### [TASK REQUIREMENTS]
Transcribe every line exactly. Leave the pictures behind.
-- START DATA FOR THIS EXERCISE --
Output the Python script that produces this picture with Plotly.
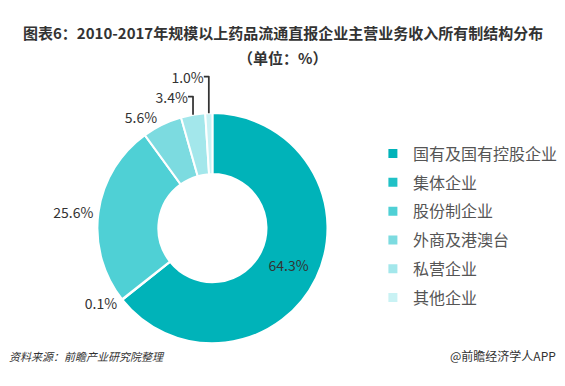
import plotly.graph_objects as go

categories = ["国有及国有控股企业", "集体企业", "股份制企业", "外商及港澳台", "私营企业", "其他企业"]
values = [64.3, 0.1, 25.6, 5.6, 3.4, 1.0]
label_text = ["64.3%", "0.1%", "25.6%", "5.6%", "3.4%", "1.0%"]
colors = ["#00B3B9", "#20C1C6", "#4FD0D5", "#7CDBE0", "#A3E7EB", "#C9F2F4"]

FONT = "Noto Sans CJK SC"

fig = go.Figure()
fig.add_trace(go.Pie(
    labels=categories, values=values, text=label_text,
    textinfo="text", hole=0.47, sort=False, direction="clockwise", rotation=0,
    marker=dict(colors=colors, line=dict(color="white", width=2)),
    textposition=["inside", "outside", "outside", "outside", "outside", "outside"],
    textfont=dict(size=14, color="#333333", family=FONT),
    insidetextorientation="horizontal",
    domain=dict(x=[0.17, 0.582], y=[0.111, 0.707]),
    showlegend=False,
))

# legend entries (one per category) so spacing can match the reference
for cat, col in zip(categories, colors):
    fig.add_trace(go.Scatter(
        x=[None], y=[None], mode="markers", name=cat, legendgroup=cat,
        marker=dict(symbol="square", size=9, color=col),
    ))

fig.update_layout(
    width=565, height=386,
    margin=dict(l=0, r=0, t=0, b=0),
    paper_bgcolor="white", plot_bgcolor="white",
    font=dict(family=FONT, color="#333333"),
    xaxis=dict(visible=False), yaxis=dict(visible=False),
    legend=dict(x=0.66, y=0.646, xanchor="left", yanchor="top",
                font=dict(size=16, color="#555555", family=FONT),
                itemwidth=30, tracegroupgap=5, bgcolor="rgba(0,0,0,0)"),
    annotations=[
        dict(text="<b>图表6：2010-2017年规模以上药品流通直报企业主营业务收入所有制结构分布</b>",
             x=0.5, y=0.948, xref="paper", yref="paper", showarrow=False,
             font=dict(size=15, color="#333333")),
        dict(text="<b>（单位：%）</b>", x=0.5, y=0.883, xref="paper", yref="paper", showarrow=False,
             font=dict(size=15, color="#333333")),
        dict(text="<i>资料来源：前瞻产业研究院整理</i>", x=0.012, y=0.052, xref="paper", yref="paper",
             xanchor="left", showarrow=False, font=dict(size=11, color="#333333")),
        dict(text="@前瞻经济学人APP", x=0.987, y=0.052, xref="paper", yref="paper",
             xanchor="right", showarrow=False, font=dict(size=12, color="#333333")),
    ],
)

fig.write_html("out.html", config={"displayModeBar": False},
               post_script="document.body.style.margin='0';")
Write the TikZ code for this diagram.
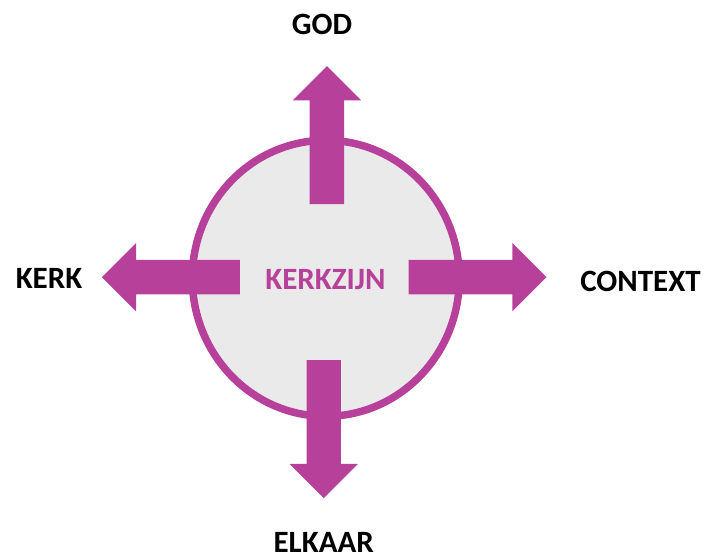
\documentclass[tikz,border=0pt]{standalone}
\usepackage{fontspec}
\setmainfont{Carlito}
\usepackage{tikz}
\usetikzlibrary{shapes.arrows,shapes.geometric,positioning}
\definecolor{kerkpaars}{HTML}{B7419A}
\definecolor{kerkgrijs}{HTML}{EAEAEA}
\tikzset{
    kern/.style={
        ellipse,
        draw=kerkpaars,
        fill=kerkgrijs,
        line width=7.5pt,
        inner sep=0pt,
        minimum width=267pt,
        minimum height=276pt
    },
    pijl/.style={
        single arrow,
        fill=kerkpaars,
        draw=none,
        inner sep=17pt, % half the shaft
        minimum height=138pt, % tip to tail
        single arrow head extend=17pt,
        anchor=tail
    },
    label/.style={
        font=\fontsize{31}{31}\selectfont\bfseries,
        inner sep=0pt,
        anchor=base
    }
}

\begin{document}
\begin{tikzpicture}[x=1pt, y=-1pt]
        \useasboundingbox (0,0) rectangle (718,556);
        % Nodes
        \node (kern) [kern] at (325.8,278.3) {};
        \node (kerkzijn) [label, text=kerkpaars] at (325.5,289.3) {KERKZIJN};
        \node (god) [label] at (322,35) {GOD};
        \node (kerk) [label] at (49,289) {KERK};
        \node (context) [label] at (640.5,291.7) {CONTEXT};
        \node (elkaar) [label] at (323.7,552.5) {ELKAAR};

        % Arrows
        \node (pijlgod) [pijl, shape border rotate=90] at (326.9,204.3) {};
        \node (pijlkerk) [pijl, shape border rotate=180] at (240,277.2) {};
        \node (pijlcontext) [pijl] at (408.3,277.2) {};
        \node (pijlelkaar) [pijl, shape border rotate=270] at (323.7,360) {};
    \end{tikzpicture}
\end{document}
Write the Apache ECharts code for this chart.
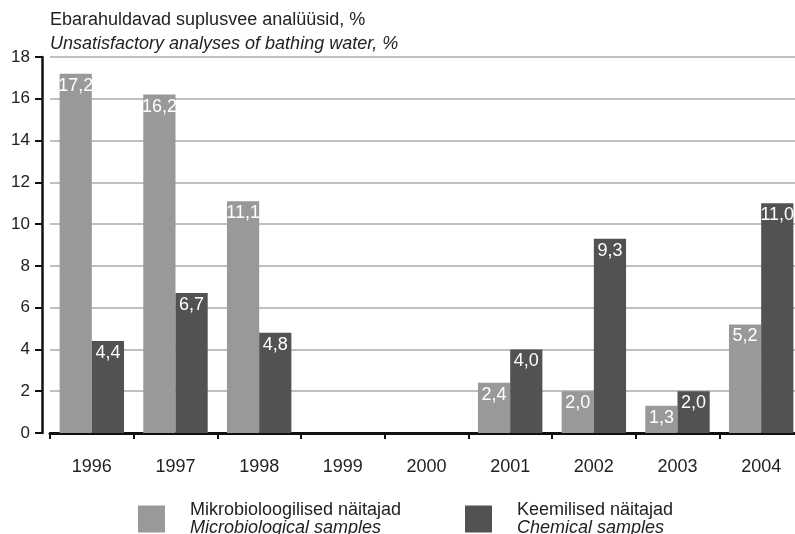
-- END DATA FOR THIS EXERCISE --
### [TASK SOLUTION]
Output the Python script that produces this picture with Plotly.
import plotly.graph_objects as go

categories = ["国有及国有控股企业", "集体企业", "股份制企业", "外商及港澳台", "私营企业", "其他企业"]
values = [64.3, 0.1, 25.6, 5.6, 3.4, 1.0]
label_text = ["64.3%", "0.1%", "25.6%", "5.6%", "3.4%", "1.0%"]
colors = ["#00B3B9", "#20C1C6", "#4FD0D5", "#7CDBE0", "#A3E7EB", "#C9F2F4"]

FONT = "Noto Sans CJK SC"

fig = go.Figure()
fig.add_trace(go.Pie(
    labels=categories, values=values, text=label_text,
    textinfo="text", hole=0.47, sort=False, direction="clockwise", rotation=0,
    marker=dict(colors=colors, line=dict(color="white", width=2)),
    textposition=["inside", "outside", "outside", "outside", "outside", "outside"],
    textfont=dict(size=14, color="#333333", family=FONT),
    insidetextorientation="horizontal",
    domain=dict(x=[0.17, 0.582], y=[0.111, 0.707]),
    showlegend=False,
))

# legend entries (one per category) so spacing can match the reference
for cat, col in zip(categories, colors):
    fig.add_trace(go.Scatter(
        x=[None], y=[None], mode="markers", name=cat, legendgroup=cat,
        marker=dict(symbol="square", size=9, color=col),
    ))

fig.update_layout(
    width=565, height=386,
    margin=dict(l=0, r=0, t=0, b=0),
    paper_bgcolor="white", plot_bgcolor="white",
    font=dict(family=FONT, color="#333333"),
    xaxis=dict(visible=False), yaxis=dict(visible=False),
    legend=dict(x=0.66, y=0.646, xanchor="left", yanchor="top",
                font=dict(size=16, color="#555555", family=FONT),
                itemwidth=30, tracegroupgap=5, bgcolor="rgba(0,0,0,0)"),
    annotations=[
        dict(text="<b>图表6：2010-2017年规模以上药品流通直报企业主营业务收入所有制结构分布</b>",
             x=0.5, y=0.948, xref="paper", yref="paper", showarrow=False,
             font=dict(size=15, color="#333333")),
        dict(text="<b>（单位：%）</b>", x=0.5, y=0.883, xref="paper", yref="paper", showarrow=False,
             font=dict(size=15, color="#333333")),
        dict(text="<i>资料来源：前瞻产业研究院整理</i>", x=0.012, y=0.052, xref="paper", yref="paper",
             xanchor="left", showarrow=False, font=dict(size=11, color="#333333")),
        dict(text="@前瞻经济学人APP", x=0.987, y=0.052, xref="paper", yref="paper",
             xanchor="right", showarrow=False, font=dict(size=12, color="#333333")),
    ],
)

fig.write_html("out.html", config={"displayModeBar": False},
               post_script="document.body.style.margin='0';")
Write the TikZ code for this diagram.
\documentclass[tikz,border=0pt]{standalone}
\usepackage{fontspec}
\setmainfont{Carlito}
\usepackage{tikz}
\usetikzlibrary{shapes.arrows,shapes.geometric,positioning}
\definecolor{kerkpaars}{HTML}{B7419A}
\definecolor{kerkgrijs}{HTML}{EAEAEA}
\tikzset{
    kern/.style={
        ellipse,
        draw=kerkpaars,
        fill=kerkgrijs,
        line width=7.5pt,
        inner sep=0pt,
        minimum width=267pt,
        minimum height=276pt
    },
    pijl/.style={
        single arrow,
        fill=kerkpaars,
        draw=none,
        inner sep=17pt, % half the shaft
        minimum height=138pt, % tip to tail
        single arrow head extend=17pt,
        anchor=tail
    },
    label/.style={
        font=\fontsize{31}{31}\selectfont\bfseries,
        inner sep=0pt,
        anchor=base
    }
}

\begin{document}
\begin{tikzpicture}[x=1pt, y=-1pt]
        \useasboundingbox (0,0) rectangle (718,556);
        % Nodes
        \node (kern) [kern] at (325.8,278.3) {};
        \node (kerkzijn) [label, text=kerkpaars] at (325.5,289.3) {KERKZIJN};
        \node (god) [label] at (322,35) {GOD};
        \node (kerk) [label] at (49,289) {KERK};
        \node (context) [label] at (640.5,291.7) {CONTEXT};
        \node (elkaar) [label] at (323.7,552.5) {ELKAAR};

        % Arrows
        \node (pijlgod) [pijl, shape border rotate=90] at (326.9,204.3) {};
        \node (pijlkerk) [pijl, shape border rotate=180] at (240,277.2) {};
        \node (pijlcontext) [pijl] at (408.3,277.2) {};
        \node (pijlelkaar) [pijl, shape border rotate=270] at (323.7,360) {};
    \end{tikzpicture}
\end{document}
Write the Apache ECharts code for this chart.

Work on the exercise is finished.